I hadn't realised how wet the west of Canterbury is. As it flows past the town the Stour breaks into a number of pieces. I love walking down the bank and observing the wildlife. As a Londoner (long ago) I have often had the opportunity to see fucking pigeons but today I saw pigeons fucking. And a pair of Mallard drakes having a fight. And what is either a rat or a water vole. Spring is in the air and that means sex. Even the flowers are getting in on the act: a flower is essentially the sex organs of a plant and the beautiful colours and fragrances are designed to attract insects so pollination (insemination) can occur.
Blooming tulips on North Lane outside the Cafe du Soleil
The great thing about the Stour is that it is a chalk river; there are only 210 of these in the world and almost all of them are in England with a few in Northern France. Today the water was beautifully clear and showed the emerald-green water weeds sprouting from the gravel bed.

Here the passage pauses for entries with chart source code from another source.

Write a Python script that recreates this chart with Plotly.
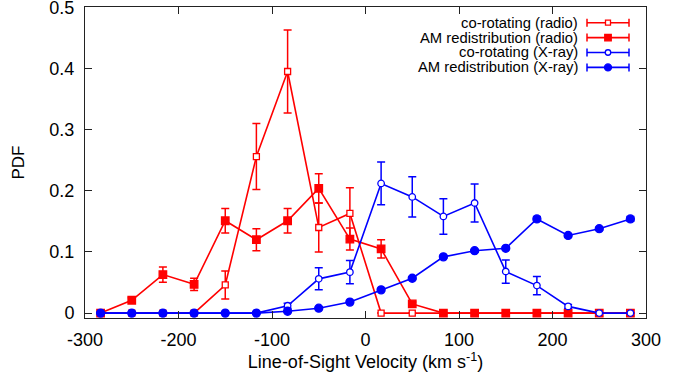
import plotly.graph_objects as go

# ---- data ----
velocity = [-283.3, -250.0, -216.7, -183.3, -150.0, -116.7, -83.3, -50.0, -16.7,
            16.7, 50.0, 83.3, 116.7, 150.0, 183.3, 216.7, 250.0, 283.3]

corot_radio = [0, 0, 0, 0, 0.046, 0.256, 0.395, 0.140, 0.163,
               0, 0, 0, 0, 0, 0, 0, 0, 0]
corot_radio_err = [0, 0, 0, 0, 0.023, 0.054, 0.068, 0.040, 0.042,
                   0, 0, 0, 0, 0, 0, 0, 0, 0]

amr_radio = [0, 0.021, 0.063, 0.047, 0.151, 0.120, 0.151, 0.204, 0.121,
             0.105, 0.015, 0, 0, 0, 0, 0, 0, 0]
amr_radio_err = [0, 0.004, 0.0125, 0.010, 0.020, 0.018, 0.020, 0.024, 0.018,
                 0.015, 0.003, 0, 0, 0, 0, 0, 0, 0]

corot_xray = [0, 0, 0, 0, 0, 0, 0.012, 0.056, 0.067,
              0.212, 0.190, 0.158, 0.180, 0.068, 0.045, 0.011, 0, 0]
corot_xray_err = [0, 0, 0, 0, 0, 0, 0.004, 0.018, 0.019,
                  0.035, 0.033, 0.029, 0.031, 0.019, 0.015, 0.003, 0, 0]

amr_xray = [0, 0, 0, 0, 0, 0, 0.003, 0.008, 0.018,
            0.038, 0.057, 0.092, 0.102, 0.106, 0.154, 0.127, 0.138, 0.154]
amr_xray_err = [0, 0, 0, 0, 0, 0, 0.001, 0.001, 0.001,
                0.002, 0.002, 0.002, 0.002, 0.002, 0.004, 0.002, 0.002, 0.004]

series_names = ["co-rotating (radio)", "AM redistribution (radio)",
                "co-rotating (X-ray)", "AM redistribution (X-ray)"]

x_ticks = [-300, -200, -100, 0, 100, 200, 300]
x_ticktext = ["-300", "-200", "-100", "0", "100", "200", "300"]
y_ticks = [0, 0.1, 0.2, 0.3, 0.4, 0.5]
y_ticktext = ["0", "0.1", "0.2", "0.3", "0.4", "0.5"]

# ---- styles ----
RED = "#ff0000"
BLUE = "#0000ff"
FONT = "Liberation Sans, Arial, Helvetica, sans-serif"

styles = [
    dict(color=RED, symbol="square", fill="white", size=6),
    dict(color=RED, symbol="square", fill=RED, size=7.5),
    dict(color=BLUE, symbol="circle", fill="white", size=6.5),
    dict(color=BLUE, symbol="circle", fill=BLUE, size=8),
]
values = [(corot_radio, corot_radio_err), (amr_radio, amr_radio_err),
          (corot_xray, corot_xray_err), (amr_xray, amr_xray_err)]

fig = go.Figure()
for name, (y, e), st in zip(series_names, values, styles):
    fig.add_trace(go.Scatter(
        x=velocity, y=y, name=name, mode="lines+markers",
        line=dict(color=st["color"], width=1.6),
        marker=dict(symbol=st["symbol"], size=st["size"], color=st["fill"],
                    line=dict(color=st["color"], width=1.3)),
        error_y=dict(type="data", array=e, visible=True, color=st["color"],
                     thickness=1.5, width=4),
        showlegend=False,
    ))

# ---- layout geometry (pixels) ----
W, H = 688, 376
L, R, T, B = 85, 42, 7, 58
pw, ph = W - L - R, H - T - B


def px(xp):
    return (xp - L) / pw


def py(yp):
    return (H - B - yp) / ph


# ---- custom legend (text left of sample, like the reference) ----
shapes = []
annotations = []
rows = [22.7, 37.6, 52.5, 67.4]
lx0, lx1, lxm = 587, 629, 608
for name, st, yr in zip(series_names, styles, rows):
    c = st["color"]
    shapes.append(dict(type="line", xref="paper", yref="paper",
                       x0=px(lx0), x1=px(lx1), y0=py(yr), y1=py(yr),
                       line=dict(color=c, width=1.6)))
    for xc in (lx0, lx1):
        shapes.append(dict(type="line", xref="paper", yref="paper",
                           x0=px(xc), x1=px(xc), y0=py(yr - 4), y1=py(yr + 4),
                           line=dict(color=c, width=1.5)))
    hs = st["size"] / 2 - 0.5
    shapes.append(dict(type="rect" if st["symbol"] == "square" else "circle",
                       xref="paper", yref="paper",
                       x0=px(lxm - hs), x1=px(lxm + hs),
                       y0=py(yr - hs), y1=py(yr + hs),
                       fillcolor=st["fill"], line=dict(color=c, width=1.3)))
    annotations.append(dict(text=name, xref="paper", yref="paper",
                            x=px(579), y=py(yr), xanchor="right", yanchor="middle",
                            showarrow=False, borderpad=0,
                            font=dict(family=FONT, size=14.8, color="black")))

fig.update_layout(
    width=W, height=H,
    margin=dict(l=L, r=R, t=T, b=B),
    paper_bgcolor="white", plot_bgcolor="white",
    font=dict(family=FONT, size=18, color="black"),
    shapes=shapes, annotations=annotations,
    showlegend=False,
)
fig.update_xaxes(
    range=[-300, 300], tickvals=x_ticks, ticktext=x_ticktext,
    ticks="inside", ticklen=7,
    tickcolor="#222", showline=True, linecolor="#222", linewidth=1,
    mirror="ticks", showgrid=False, zeroline=False,
    ticklabelstandoff=5, ticklabeloverflow="allow",
    title=dict(text="Line-of-Sight Velocity (km s<sup>-1</sup>)",
               font=dict(size=18), standoff=6),
    automargin=False,
)
fig.update_yaxes(
    range=[-0.008, 0.5005], tickvals=y_ticks, ticktext=y_ticktext,
    ticks="inside", ticklen=7, tickcolor="#222", showline=True,
    linecolor="#222", linewidth=1, mirror="ticks", showgrid=False,
    zeroline=False, ticklabelstandoff=6, ticklabeloverflow="allow",
    title=dict(text="PDF", font=dict(size=17), standoff=20),
    automargin=False,
)

fig.write_html("out.html")
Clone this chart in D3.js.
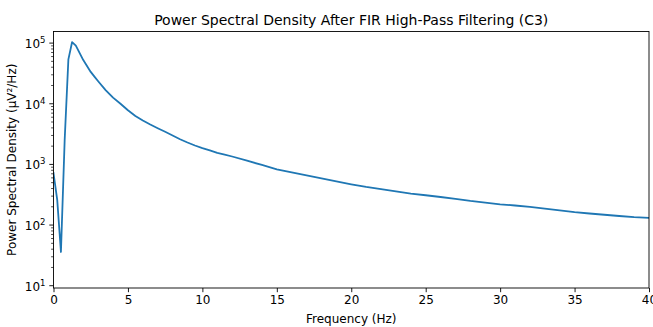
<!DOCTYPE html>
<html>
<head>
<meta charset="utf-8">
<script src="https://cdn.jsdelivr.net/npm/d3@7"></script>
<style>
  body { margin: 0; background: #fff; }
  text { font-family: "DejaVu Sans", sans-serif; fill: #000; }
</style>
</head>
<body>
<div id="chart"></div>
<script>
// frequency bins (Hz) and PSD values (uV^2/Hz)
var freqs = [0, 0.25, 0.5, 0.75, 1, 1.25, 1.5, 1.75, 2, 2.5, 2.75, 3, 3.5, 4, 4.5, 5, 5.5, 6, 6.5, 7, 7.5, 8, 8.5, 9, 9.5,
             10, 10.5, 11, 11.5, 12, 13, 14, 15, 16, 17, 18, 19, 20, 21, 22, 23, 24, 25, 26, 27, 28, 29, 30,
             31, 32, 33, 34, 35, 36, 37, 38, 39, 40];
var psd = [720, 260, 36, 2500, 54000, 104000, 91000, 69000, 52500, 33500, 28000, 23500, 16800, 12600, 10000, 7800, 6300, 5300, 4550, 3950, 3450, 3000, 2600, 2300, 2050,
           1850, 1700, 1550, 1450, 1350, 1150, 980, 830, 740, 660, 590, 525, 470, 425, 390, 360, 330, 310, 290, 270, 250, 235, 220,
           210, 200, 187, 175, 163, 155, 148, 141, 135, 131];
var xTicks = [0, 5, 10, 15, 20, 25, 30, 35, 40];
var yTickExps = [1, 2, 3, 4, 5];

var titleText = "Power Spectral Density After FIR High-Pass Filtering (C3)";
var xLabel = "Frequency (Hz)";
var yLabel = "Power Spectral Density (\u03bcV\u00b2/Hz)";

const W = 653, H = 327;
const plot = { left: 53.5, right: 649, top: 31.5, bottom: 288 };

var svg = d3.select("#chart").append("svg")
    .attr("width", W)
    .attr("height", H);

var x = d3.scaleLinear().domain([0, 40]).range([plot.left, plot.right]);
var y = d3.scaleLog().domain([9.17, 155300]).range([plot.bottom, plot.top]);

// line
var line = d3.line()
    .x(function(d, i) { return x(freqs[i]); })
    .y(function(d) { return y(d); });

svg.append("defs").append("clipPath").attr("id", "clip")
    .append("rect").attr("x", plot.left).attr("y", plot.top)
    .attr("width", plot.right - plot.left).attr("height", plot.bottom - plot.top);

svg.append("path")
    .datum(psd)
    .attr("clip-path", "url(#clip)")
    .attr("fill", "none")
    .attr("stroke", "#1f77b4")
    .attr("stroke-width", 1.8)
    .attr("stroke-linejoin", "round")
    .attr("stroke-linecap", "square")
    .attr("d", line);

// x axis
var xAxis = svg.append("g")
    .attr("transform", "translate(0," + plot.bottom + ")")
    .call(d3.axisBottom(x).tickValues(xTicks).tickSize(4.2).tickPadding(3.5).tickFormat(d3.format("d")));
xAxis.select(".domain").remove();
xAxis.selectAll("text").attr("font-size", 12).attr("font-family", "DejaVu Sans").attr("fill", "#000");
xAxis.selectAll("line").attr("stroke", "#000").attr("stroke-width", 0.9);

// y axis: major ticks with 10^n labels, minor ticks between
var minor = [];
for (var e = 0; e <= 5; e++) {
    for (var m = 2; m <= 9; m++) {
        var v = m * Math.pow(10, e);
        if (v > 9.17 && v < 155300) minor.push(v);
    }
}
var yg = svg.append("g");
yg.selectAll(".minor").data(minor).enter().append("line")
    .attr("x1", plot.left - 2.4).attr("x2", plot.left)
    .attr("y1", function(d) { return y(d); })
    .attr("y2", function(d) { return y(d); })
    .attr("stroke", "#000").attr("stroke-width", 0.7);
yg.selectAll(".major").data(yTickExps).enter().append("line")
    .attr("x1", plot.left - 4.2).attr("x2", plot.left)
    .attr("y1", function(d) { return y(Math.pow(10, d)); })
    .attr("y2", function(d) { return y(Math.pow(10, d)); })
    .attr("stroke", "#000").attr("stroke-width", 0.9);
var lbl = yg.selectAll(".lbl").data(yTickExps).enter().append("text")
    .attr("x", plot.left - 8)
    .attr("y", function(d) { return y(Math.pow(10, d)) + 5; })
    .attr("text-anchor", "end")
    .attr("font-size", 12);
lbl.append("tspan").text("10");
lbl.append("tspan").attr("dy", -5).attr("font-size", 8.5)
    .text(function(d) { return d; });

// frame
svg.append("rect")
    .attr("x", plot.left).attr("y", plot.top)
    .attr("width", plot.right - plot.left).attr("height", plot.bottom - plot.top)
    .attr("fill", "none").attr("stroke", "#000").attr("stroke-width", 0.9);

// texts
svg.append("text")
    .attr("x", (plot.left + plot.right) / 2).attr("y", 24.5)
    .attr("text-anchor", "middle").attr("font-size", 14)
    .text(titleText);
svg.append("text")
    .attr("x", (plot.left + plot.right) / 2).attr("y", 323)
    .attr("text-anchor", "middle").attr("font-size", 12)
    .text(xLabel);
svg.append("text")
    .attr("transform", "translate(16," + (plot.top + plot.bottom) / 2 + ") rotate(-90)")
    .attr("text-anchor", "middle").attr("font-size", 12)
    .text(yLabel);
</script>
</body>
</html>
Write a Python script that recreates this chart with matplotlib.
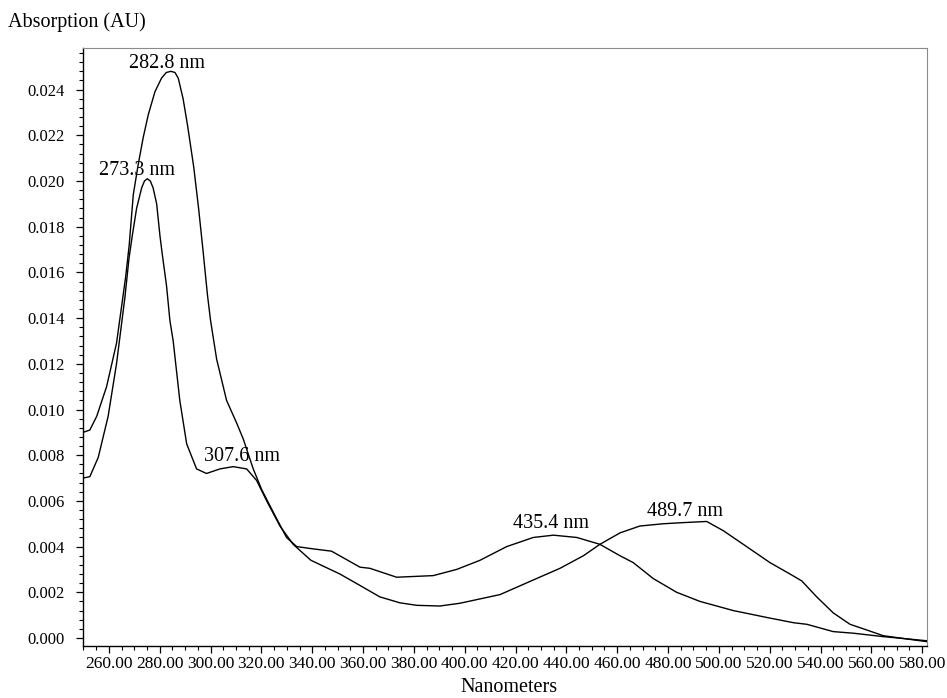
import matplotlib
matplotlib.use("Agg")
import matplotlib.pyplot as plt
from matplotlib.ticker import MultipleLocator, FormatStrFormatter

# ── Spectrum A: 282.8 nm / 435.4 nm maxima ────────────────────────────────────
wl_a = [249.8, 252.5, 255.2, 259.1, 263.0, 266.6, 268.0, 269.6, 271.5, 273.5,
        275.5, 278.1, 280.7, 282.6, 284.4, 286.0, 287.3, 289.2, 291.0, 293.4,
        295.3, 297.0, 298.8, 300.0, 302.4, 306.3, 310.3, 312.9, 316.8, 320.1,
        324.7, 329.9, 333.9, 340.4, 347.6, 358.8, 362.7, 373.2, 387.6, 396.8,
        406.0, 416.5, 427.0, 434.9, 444.1, 453.2, 461.1, 466.3, 474.2, 483.4,
        492.6, 505.7, 518.8, 529.3, 534.6, 545.0, 552.9, 564.7, 581.8]
abs_a = [0.0090, 0.0091, 0.0097, 0.0110, 0.0129, 0.0158, 0.0172, 0.0194, 0.0207, 0.0219,
         0.0229, 0.0239, 0.0245, 0.02475, 0.0248, 0.02475, 0.0245, 0.0236, 0.0224, 0.0206,
         0.0188, 0.0170, 0.0150, 0.0139, 0.0122, 0.0104, 0.0094, 0.0087, 0.0074, 0.0065,
         0.0055, 0.0044, 0.0040, 0.0039, 0.0038, 0.0031, 0.00305, 0.00266, 0.00273, 0.0030,
         0.0034, 0.0040, 0.0044, 0.0045, 0.0044, 0.0041, 0.0036, 0.0033, 0.0026, 0.0020,
         0.0016, 0.0012, 0.0009, 0.00067, 0.0006, 0.00028, 0.00021, 0.00006, -0.00012]

# ── Spectrum B: 273.3 nm / 307.6 nm / 489.7 nm maxima ─────────────────────────
wl_b = [249.9, 252.5, 255.8, 259.7, 263.0, 266.3, 267.9, 269.2, 270.9, 272.9,
        274.0, 275.1, 276.3, 277.4, 278.8, 280.1, 281.0, 282.7, 284.0, 285.3,
        287.9, 290.6, 294.5, 298.4, 303.7, 308.9, 314.2, 318.1, 322.1, 327.3,
        332.5, 339.5, 350.9, 358.8, 366.6, 374.5, 381.1, 390.2, 398.1, 413.9,
        427.0, 437.5, 446.7, 453.2, 461.1, 468.9, 478.1, 486.0, 495.2, 501.7,
        509.6, 520.1, 528.0, 532.6, 538.5, 545.0, 551.6, 558.2, 564.7, 581.8]
abs_b = [0.0070, 0.00706, 0.0079, 0.0097, 0.0120, 0.0149, 0.0166, 0.0176, 0.0188, 0.0197,
         0.0200, 0.0201, 0.0200, 0.0197, 0.0190, 0.0176, 0.0168, 0.0154, 0.0139, 0.0130,
         0.0104, 0.0085, 0.0074, 0.0072, 0.0074, 0.0075, 0.0074, 0.0069, 0.0060, 0.0049,
         0.0041, 0.0034, 0.0028, 0.0023, 0.0018, 0.00154, 0.00143, 0.0014, 0.00152, 0.0019,
         0.00254, 0.00305, 0.0036, 0.0041, 0.0046, 0.0049, 0.0050, 0.00505, 0.0051, 0.0047,
         0.0041, 0.0033, 0.0028, 0.0025, 0.0018, 0.0011, 0.0006, 0.00035, 0.0001, -0.00016]

# peak annotations: text, wavelength, absorbance of label centre
peak_labels = ["282.8 nm", "273.3 nm", "307.6 nm", "435.4 nm", "489.7 nm"]
peak_wl = [283.0, 271.0, 312.5, 434.0, 486.7]
peak_abs = [0.02516, 0.02048, 0.00793, 0.00502, 0.00553]

SERIF = ["Liberation Serif", "DejaVu Serif"]
plt.rcParams["font.family"] = SERIF

fig = plt.figure(figsize=(9.47, 6.98), dpi=100)
ax = fig.add_axes([0.0876, 0.0745, 0.8913, 0.8567])

ax.plot(wl_a, abs_a, color="black", lw=1.0)
ax.plot(wl_b, abs_b, color="black", lw=1.0)

for txt, x, y in zip(peak_labels, peak_wl, peak_abs):
    ax.text(x, y, txt, ha="center", va="center", fontsize=14.5)

ax.set_xlim(249.8, 581.9)
ax.set_ylim(-0.00035, 0.02582)

ax.xaxis.set_major_locator(MultipleLocator(20))
ax.xaxis.set_minor_locator(MultipleLocator(5))
ax.xaxis.set_major_formatter(FormatStrFormatter("%.2f"))
ax.yaxis.set_major_locator(MultipleLocator(0.002))
ax.yaxis.set_minor_locator(MultipleLocator(0.0004))
ax.yaxis.set_major_formatter(FormatStrFormatter("%.3f"))

ax.tick_params(which="major", direction="out", length=5, width=0.9,
               labelsize=12.5, pad=2)
ax.tick_params(which="minor", direction="out", length=3, width=0.8)
ax.tick_params(axis="y", which="major", labelsize=12, pad=8)

for side in ("left", "bottom"):
    ax.spines[side].set_linewidth(1.0)
for side in ("top", "right"):
    ax.spines[side].set_color("#8a8a8a")
    ax.spines[side].set_linewidth(0.8)

# x label placed in figure coords so it stays inside the canvas
fig.text(0.538, 1 - 687 / 698, "Nanometers", ha="center", va="center",
         fontsize=14.5)
fig.text(8 / 947, 1 - 22 / 698, "Absorption (AU)", ha="left", va="center",
         fontsize=14.5)

fig.savefig("out.png", dpi=100)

As well as the unruly wildlife there are observations of the human fauna. There is a new breed of lockdown jogger. These are mostly ladies. I'm not one to criticise another person's body: when you're living in a glass house like myself you can't throw stones; these days I bulge in all directions except the places I have always wished I bulged. But I wear tents. I wear ill-fitting garments. Shirts are never tucked. I've even moved to braces. These joggers favour body-hugging lycra perhaps in the belief that their so so solid flesh is indeed about to melt and that the consequence will be an awkward splurge, a consummation most devoutly to be wished away.